_Work to complete_
Without the pictures, can you quote each line below exactly?
-- START Material for this task --
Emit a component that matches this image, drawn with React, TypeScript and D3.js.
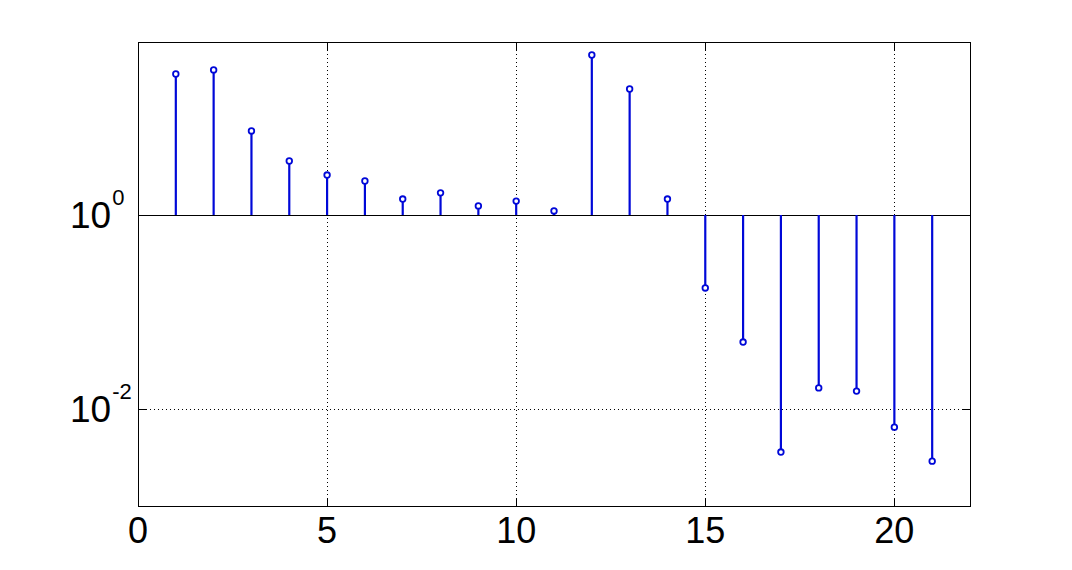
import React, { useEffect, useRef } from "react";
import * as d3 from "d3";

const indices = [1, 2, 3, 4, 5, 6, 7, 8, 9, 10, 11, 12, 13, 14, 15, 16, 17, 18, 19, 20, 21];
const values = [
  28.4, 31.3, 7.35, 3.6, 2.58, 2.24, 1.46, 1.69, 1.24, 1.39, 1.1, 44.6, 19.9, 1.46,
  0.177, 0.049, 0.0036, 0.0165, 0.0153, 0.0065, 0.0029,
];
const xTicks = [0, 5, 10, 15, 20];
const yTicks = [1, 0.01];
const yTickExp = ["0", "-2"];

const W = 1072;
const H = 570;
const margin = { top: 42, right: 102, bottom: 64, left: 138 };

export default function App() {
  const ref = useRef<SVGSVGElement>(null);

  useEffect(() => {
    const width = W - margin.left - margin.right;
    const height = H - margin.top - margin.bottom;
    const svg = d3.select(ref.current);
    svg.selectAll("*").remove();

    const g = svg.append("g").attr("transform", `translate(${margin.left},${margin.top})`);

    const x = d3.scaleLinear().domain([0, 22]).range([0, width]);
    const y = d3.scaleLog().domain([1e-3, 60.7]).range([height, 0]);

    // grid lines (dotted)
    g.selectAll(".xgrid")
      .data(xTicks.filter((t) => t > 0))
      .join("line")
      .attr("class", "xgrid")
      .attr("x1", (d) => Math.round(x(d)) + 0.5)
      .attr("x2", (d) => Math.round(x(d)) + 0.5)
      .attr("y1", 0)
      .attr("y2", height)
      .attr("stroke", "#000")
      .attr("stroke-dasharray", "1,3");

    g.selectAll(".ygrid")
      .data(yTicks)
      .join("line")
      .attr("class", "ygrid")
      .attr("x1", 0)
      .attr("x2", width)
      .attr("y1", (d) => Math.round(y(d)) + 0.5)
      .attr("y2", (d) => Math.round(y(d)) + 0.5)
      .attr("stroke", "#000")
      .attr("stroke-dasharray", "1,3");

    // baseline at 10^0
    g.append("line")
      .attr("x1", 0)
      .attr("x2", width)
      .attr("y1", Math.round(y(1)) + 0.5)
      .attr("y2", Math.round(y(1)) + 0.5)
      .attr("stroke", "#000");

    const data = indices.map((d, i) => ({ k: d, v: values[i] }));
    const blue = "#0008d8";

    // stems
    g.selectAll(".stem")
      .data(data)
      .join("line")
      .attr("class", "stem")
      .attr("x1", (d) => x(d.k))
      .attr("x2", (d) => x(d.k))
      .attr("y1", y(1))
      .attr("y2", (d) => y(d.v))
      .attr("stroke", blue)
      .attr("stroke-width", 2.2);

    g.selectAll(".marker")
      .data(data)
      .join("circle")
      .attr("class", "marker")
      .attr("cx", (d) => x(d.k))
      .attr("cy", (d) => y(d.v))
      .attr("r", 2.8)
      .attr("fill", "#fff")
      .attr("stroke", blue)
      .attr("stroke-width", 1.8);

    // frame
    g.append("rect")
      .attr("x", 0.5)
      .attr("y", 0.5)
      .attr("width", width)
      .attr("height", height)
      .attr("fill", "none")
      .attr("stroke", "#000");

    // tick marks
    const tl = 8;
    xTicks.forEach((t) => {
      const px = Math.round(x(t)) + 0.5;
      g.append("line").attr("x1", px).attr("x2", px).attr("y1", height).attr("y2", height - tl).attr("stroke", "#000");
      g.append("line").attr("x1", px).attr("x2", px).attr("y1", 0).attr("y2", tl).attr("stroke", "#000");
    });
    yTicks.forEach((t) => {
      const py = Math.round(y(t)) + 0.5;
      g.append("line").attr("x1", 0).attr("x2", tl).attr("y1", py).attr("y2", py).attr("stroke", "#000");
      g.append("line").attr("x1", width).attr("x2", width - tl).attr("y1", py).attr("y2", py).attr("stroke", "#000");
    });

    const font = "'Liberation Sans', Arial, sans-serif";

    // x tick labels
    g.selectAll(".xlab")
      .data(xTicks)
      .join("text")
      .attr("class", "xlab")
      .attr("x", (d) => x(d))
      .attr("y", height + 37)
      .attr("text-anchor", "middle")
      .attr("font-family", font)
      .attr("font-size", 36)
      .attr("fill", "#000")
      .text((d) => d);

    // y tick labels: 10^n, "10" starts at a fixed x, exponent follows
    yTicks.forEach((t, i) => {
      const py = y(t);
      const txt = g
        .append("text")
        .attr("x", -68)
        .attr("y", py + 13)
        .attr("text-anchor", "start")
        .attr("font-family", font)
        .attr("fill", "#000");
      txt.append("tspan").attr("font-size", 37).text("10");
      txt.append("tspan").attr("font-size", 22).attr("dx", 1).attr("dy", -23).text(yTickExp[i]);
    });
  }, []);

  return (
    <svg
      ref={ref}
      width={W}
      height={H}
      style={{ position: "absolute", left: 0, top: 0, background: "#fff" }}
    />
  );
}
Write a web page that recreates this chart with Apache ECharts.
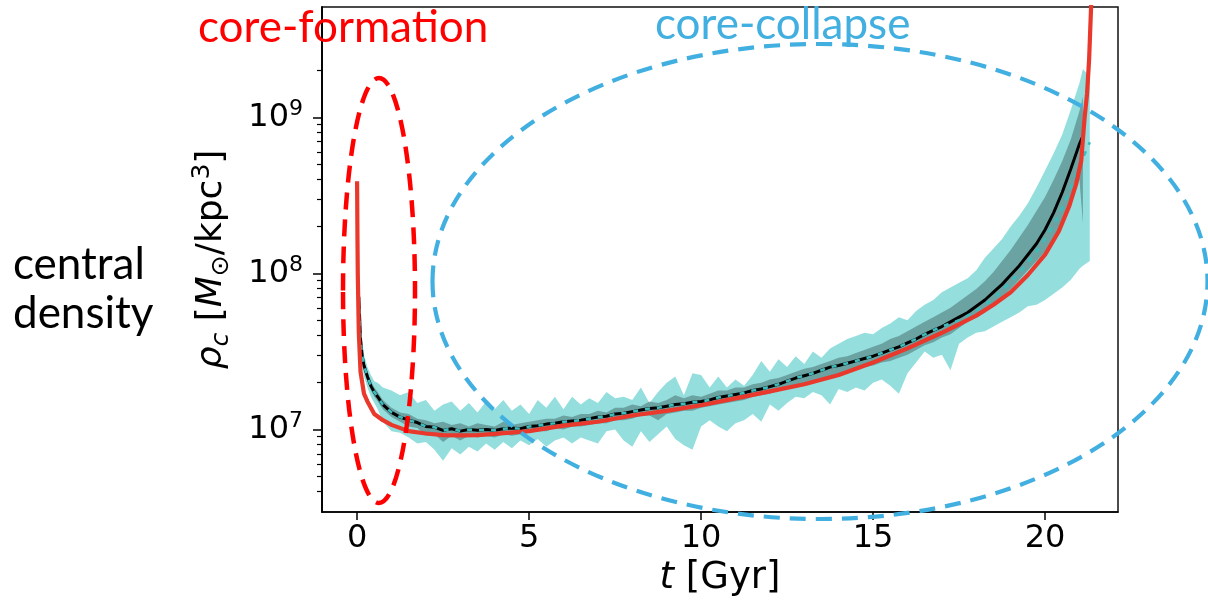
-- END Material for this task --
_Right answer_
Emit a component that matches this image, drawn with React, TypeScript and D3.js.
import React, { useEffect, useRef } from "react";
import * as d3 from "d3";

const indices = [1, 2, 3, 4, 5, 6, 7, 8, 9, 10, 11, 12, 13, 14, 15, 16, 17, 18, 19, 20, 21];
const values = [
  28.4, 31.3, 7.35, 3.6, 2.58, 2.24, 1.46, 1.69, 1.24, 1.39, 1.1, 44.6, 19.9, 1.46,
  0.177, 0.049, 0.0036, 0.0165, 0.0153, 0.0065, 0.0029,
];
const xTicks = [0, 5, 10, 15, 20];
const yTicks = [1, 0.01];
const yTickExp = ["0", "-2"];

const W = 1072;
const H = 570;
const margin = { top: 42, right: 102, bottom: 64, left: 138 };

export default function App() {
  const ref = useRef<SVGSVGElement>(null);

  useEffect(() => {
    const width = W - margin.left - margin.right;
    const height = H - margin.top - margin.bottom;
    const svg = d3.select(ref.current);
    svg.selectAll("*").remove();

    const g = svg.append("g").attr("transform", `translate(${margin.left},${margin.top})`);

    const x = d3.scaleLinear().domain([0, 22]).range([0, width]);
    const y = d3.scaleLog().domain([1e-3, 60.7]).range([height, 0]);

    // grid lines (dotted)
    g.selectAll(".xgrid")
      .data(xTicks.filter((t) => t > 0))
      .join("line")
      .attr("class", "xgrid")
      .attr("x1", (d) => Math.round(x(d)) + 0.5)
      .attr("x2", (d) => Math.round(x(d)) + 0.5)
      .attr("y1", 0)
      .attr("y2", height)
      .attr("stroke", "#000")
      .attr("stroke-dasharray", "1,3");

    g.selectAll(".ygrid")
      .data(yTicks)
      .join("line")
      .attr("class", "ygrid")
      .attr("x1", 0)
      .attr("x2", width)
      .attr("y1", (d) => Math.round(y(d)) + 0.5)
      .attr("y2", (d) => Math.round(y(d)) + 0.5)
      .attr("stroke", "#000")
      .attr("stroke-dasharray", "1,3");

    // baseline at 10^0
    g.append("line")
      .attr("x1", 0)
      .attr("x2", width)
      .attr("y1", Math.round(y(1)) + 0.5)
      .attr("y2", Math.round(y(1)) + 0.5)
      .attr("stroke", "#000");

    const data = indices.map((d, i) => ({ k: d, v: values[i] }));
    const blue = "#0008d8";

    // stems
    g.selectAll(".stem")
      .data(data)
      .join("line")
      .attr("class", "stem")
      .attr("x1", (d) => x(d.k))
      .attr("x2", (d) => x(d.k))
      .attr("y1", y(1))
      .attr("y2", (d) => y(d.v))
      .attr("stroke", blue)
      .attr("stroke-width", 2.2);

    g.selectAll(".marker")
      .data(data)
      .join("circle")
      .attr("class", "marker")
      .attr("cx", (d) => x(d.k))
      .attr("cy", (d) => y(d.v))
      .attr("r", 2.8)
      .attr("fill", "#fff")
      .attr("stroke", blue)
      .attr("stroke-width", 1.8);

    // frame
    g.append("rect")
      .attr("x", 0.5)
      .attr("y", 0.5)
      .attr("width", width)
      .attr("height", height)
      .attr("fill", "none")
      .attr("stroke", "#000");

    // tick marks
    const tl = 8;
    xTicks.forEach((t) => {
      const px = Math.round(x(t)) + 0.5;
      g.append("line").attr("x1", px).attr("x2", px).attr("y1", height).attr("y2", height - tl).attr("stroke", "#000");
      g.append("line").attr("x1", px).attr("x2", px).attr("y1", 0).attr("y2", tl).attr("stroke", "#000");
    });
    yTicks.forEach((t) => {
      const py = Math.round(y(t)) + 0.5;
      g.append("line").attr("x1", 0).attr("x2", tl).attr("y1", py).attr("y2", py).attr("stroke", "#000");
      g.append("line").attr("x1", width).attr("x2", width - tl).attr("y1", py).attr("y2", py).attr("stroke", "#000");
    });

    const font = "'Liberation Sans', Arial, sans-serif";

    // x tick labels
    g.selectAll(".xlab")
      .data(xTicks)
      .join("text")
      .attr("class", "xlab")
      .attr("x", (d) => x(d))
      .attr("y", height + 37)
      .attr("text-anchor", "middle")
      .attr("font-family", font)
      .attr("font-size", 36)
      .attr("fill", "#000")
      .text((d) => d);

    // y tick labels: 10^n, "10" starts at a fixed x, exponent follows
    yTicks.forEach((t, i) => {
      const py = y(t);
      const txt = g
        .append("text")
        .attr("x", -68)
        .attr("y", py + 13)
        .attr("text-anchor", "start")
        .attr("font-family", font)
        .attr("fill", "#000");
      txt.append("tspan").attr("font-size", 37).text("10");
      txt.append("tspan").attr("font-size", 22).attr("dx", 1).attr("dy", -23).text(yTickExp[i]);
    });
  }, []);

  return (
    <svg
      ref={ref}
      width={W}
      height={H}
      style={{ position: "absolute", left: 0, top: 0, background: "#fff" }}
    />
  );
}
Write a web page that recreates this chart with Apache ECharts.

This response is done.